Endemic Inflation. But Chile, like its neighbors, suffers from a lack of industrialization and a heavy dependence on fluctuating world raw-materials prices, which gives many Chileans the impression that they are mere pawns in a world controlled by conniving capitalists. Worst of all is Chile's endemic inflation, which ran 28% last year and is presently climbing at the rate of more than 2% per month. More than half of Chile's families subsist on less than $30 a month. The cities are pockmarked with ugly slums, and life in the countryside remains burdensome and poverty-stricken for the vast majority of peasants.
The situation has created dangerously conflicting anxieties in the electorate, and those concerns are reflected in the spectrum of presidential candidates. Allende, a physician by training, has done most to dramatize the tragic conditions. As a panacea, he promises to nationalize mining, banking and foreign trade, and see to it that every Chilean baby has a pint of milk a day.
Coalition Speculation. On the center left is Radomiro Tomic, the former ambassador to the U.S., who is the candidate of Frei's Christian Democratic Party. Tomic, the 56-year-old father of nine, has criticized the Frei government's failure to reduce inflation and to move from "Chileanization" (51% ownership) to full nationalization of the copper industry.
On the right is former President Jorge Alessandri, 74, who is backed by the country's business interests but retains a carefully preserved common touch. Every Saturday morning he carries a wreath to the grave of his father Arturo, a onetime President whom the Chileans revere as "the lion of Tarapaca." To hundreds of thousands of poor rows (broken ones) who have flocked from the large estates to Santiago, Jorge Alessandri is himself a father figure. "There is too much politics," he says, "and not enough work."
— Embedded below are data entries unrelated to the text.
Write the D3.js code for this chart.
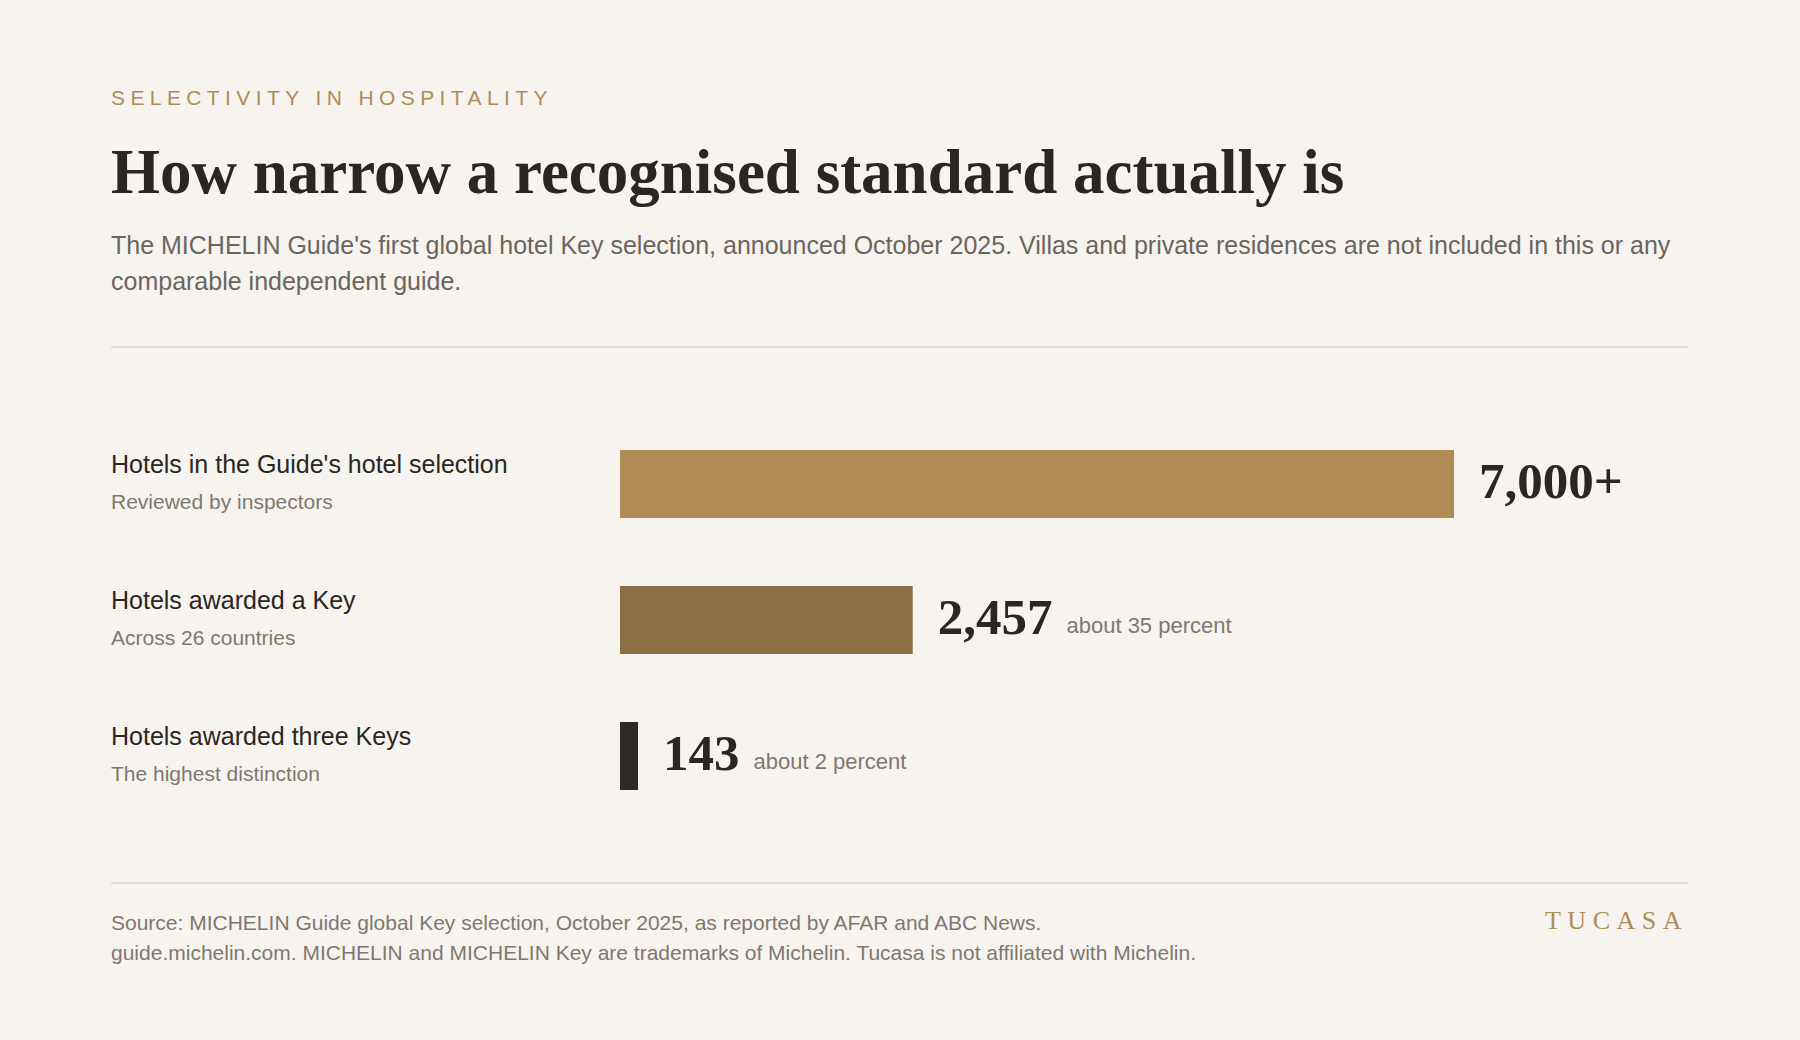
<!DOCTYPE html>
<html lang="en">
<head>
<meta charset="UTF-8">
<title>Selectivity in hospitality</title>
<script src="https://d3js.org/d3.v7.min.js"></script>
<style>
  body, html { margin: 0; padding: 0; background: #f7f4ef; overflow: hidden; }
  svg { display: block; }
  .sans { font-family: "Liberation Sans", Arial, sans-serif; }
  .serif { font-family: "Liberation Serif", "Times New Roman", serif; }
</style>
</head>
<body>
<svg id="chart" width="1800" height="1040"></svg>
<script>
// Data
const labels = ["Hotels in the Guide's hotel selection", "Hotels awarded a Key", "Hotels awarded three Keys"];
const sublabels = ["Reviewed by inspectors", "Across 26 countries", "The highest distinction"];
const values = [7000, 2457, 143];
const valueLabels = ["7,000+", "2,457", "143"];
const shares = ["", "about 35 percent", "about 2 percent"];
const colors = ["#b08b55", "#8b7044", "#2d2926"];

const svg = d3.select('#chart');
const left = 111, right = 1688;
const dark = '#2a2622', gray = '#7f7870', gold = '#b08b55';

// Header
svg.append('text').attr('class', 'sans').attr('x', left).attr('y', 105)
  .attr('font-size', 21).attr('letter-spacing', 5.4).attr('fill', gold)
  .text('SELECTIVITY IN HOSPITALITY');
svg.append('text').attr('class', 'serif').attr('x', left).attr('y', 193)
  .attr('font-size', 63).attr('font-weight', 'bold').attr('fill', dark)
  .text('How narrow a recognised standard actually is');
const sub = svg.append('text').attr('class', 'sans').attr('font-size', 25).attr('fill', '#6b655e');
sub.append('tspan').attr('x', left).attr('y', 254)
  .text("The MICHELIN Guide's first global hotel Key selection, announced October 2025. Villas and private residences are not included in this or any");
sub.append('tspan').attr('x', left).attr('y', 290).text('comparable independent guide.');

svg.append('line').attr('x1', left).attr('x2', right).attr('y1', 347).attr('y2', 347)
  .attr('stroke', '#dcd6cc').attr('stroke-width', 1.5);

// Bars
const x = d3.scaleLinear().domain([0, 7000]).range([620, 1454]);
const y = d3.scaleBand().domain(d3.range(values.length)).range([450, 790]).paddingInner(0.5).paddingOuter(0);

const rows = svg.selectAll('g.row').data(values).join('g').attr('class', 'row')
  .attr('transform', (d, i) => `translate(0,${y(i)})`);

rows.append('rect').attr('x', x(0)).attr('y', 0)
  .attr('width', d => Math.max(18, x(d) - x(0))).attr('height', y.bandwidth())
  .attr('fill', (d, i) => colors[i]);

rows.append('text').attr('class', 'sans').attr('x', left).attr('y', 23)
  .attr('font-size', 25).attr('fill', dark).text((d, i) => labels[i]);
rows.append('text').attr('class', 'sans').attr('x', left).attr('y', 59)
  .attr('font-size', 21).attr('fill', gray).text((d, i) => sublabels[i]);

rows.each(function(d, i) {
  const g = d3.select(this);
  const vx = x(0) + Math.max(18, x(d) - x(0)) + 25;
  const vt = g.append('text').attr('class', 'serif').attr('x', vx).attr('y', 48)
    .attr('font-size', 51).attr('font-weight', 'bold').attr('fill', dark).text(valueLabels[i]);
  if (shares[i]) {
    const w = vt.node().getComputedTextLength();
    g.append('text').attr('class', 'sans').attr('x', vx + w + 14).attr('y', 47)
      .attr('font-size', 22).attr('fill', gray).text(shares[i]);
  }
});

// Footer
svg.append('line').attr('x1', left).attr('x2', right).attr('y1', 883).attr('y2', 883)
  .attr('stroke', '#dcd6cc').attr('stroke-width', 1.5);
svg.append('text').attr('class', 'sans').attr('x', left).attr('y', 930)
  .attr('font-size', 21).attr('fill', gray)
  .text('Source: MICHELIN Guide global Key selection, October 2025, as reported by AFAR and ABC News.');
svg.append('text').attr('class', 'sans').attr('x', left).attr('y', 960)
  .attr('font-size', 21).attr('fill', gray)
  .text('guide.michelin.com. MICHELIN and MICHELIN Key are trademarks of Michelin. Tucasa is not affiliated with Michelin.');
svg.append('text').attr('class', 'serif').attr('x', right).attr('y', 929)
  .attr('text-anchor', 'end').attr('font-size', 26).attr('letter-spacing', 6.5).attr('fill', gold)
  .text('TUCASA');
</script>
</body>
</html>
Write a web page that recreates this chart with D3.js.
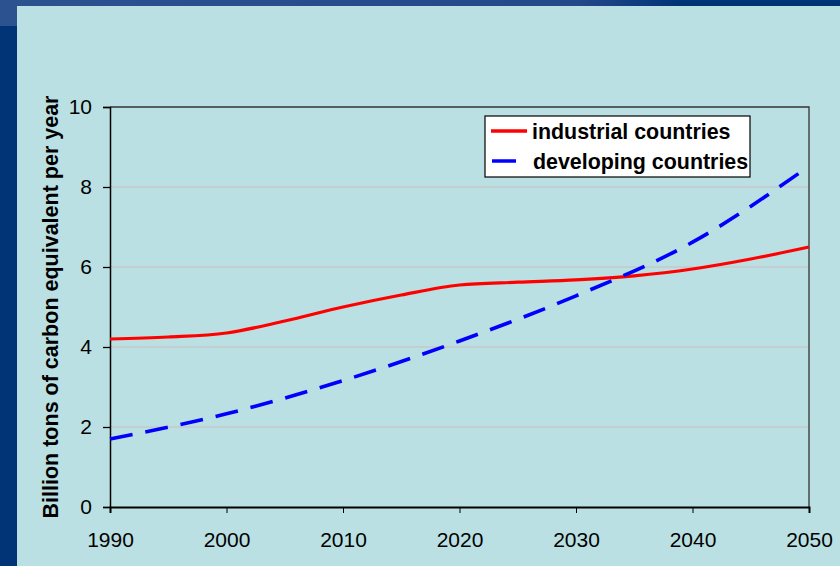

Since none of the candidates is likely to win a majority in the Sept. 4 election, the contest will probably be settled next month by the Chilean Congress. Any outcome is possible. But the reluctance of Allende and Tomic to create ill feeling by criticizing each other during the campaign could be a sign that they are considering the possibility of a leftist coalition if Alessandri should poll the most votes.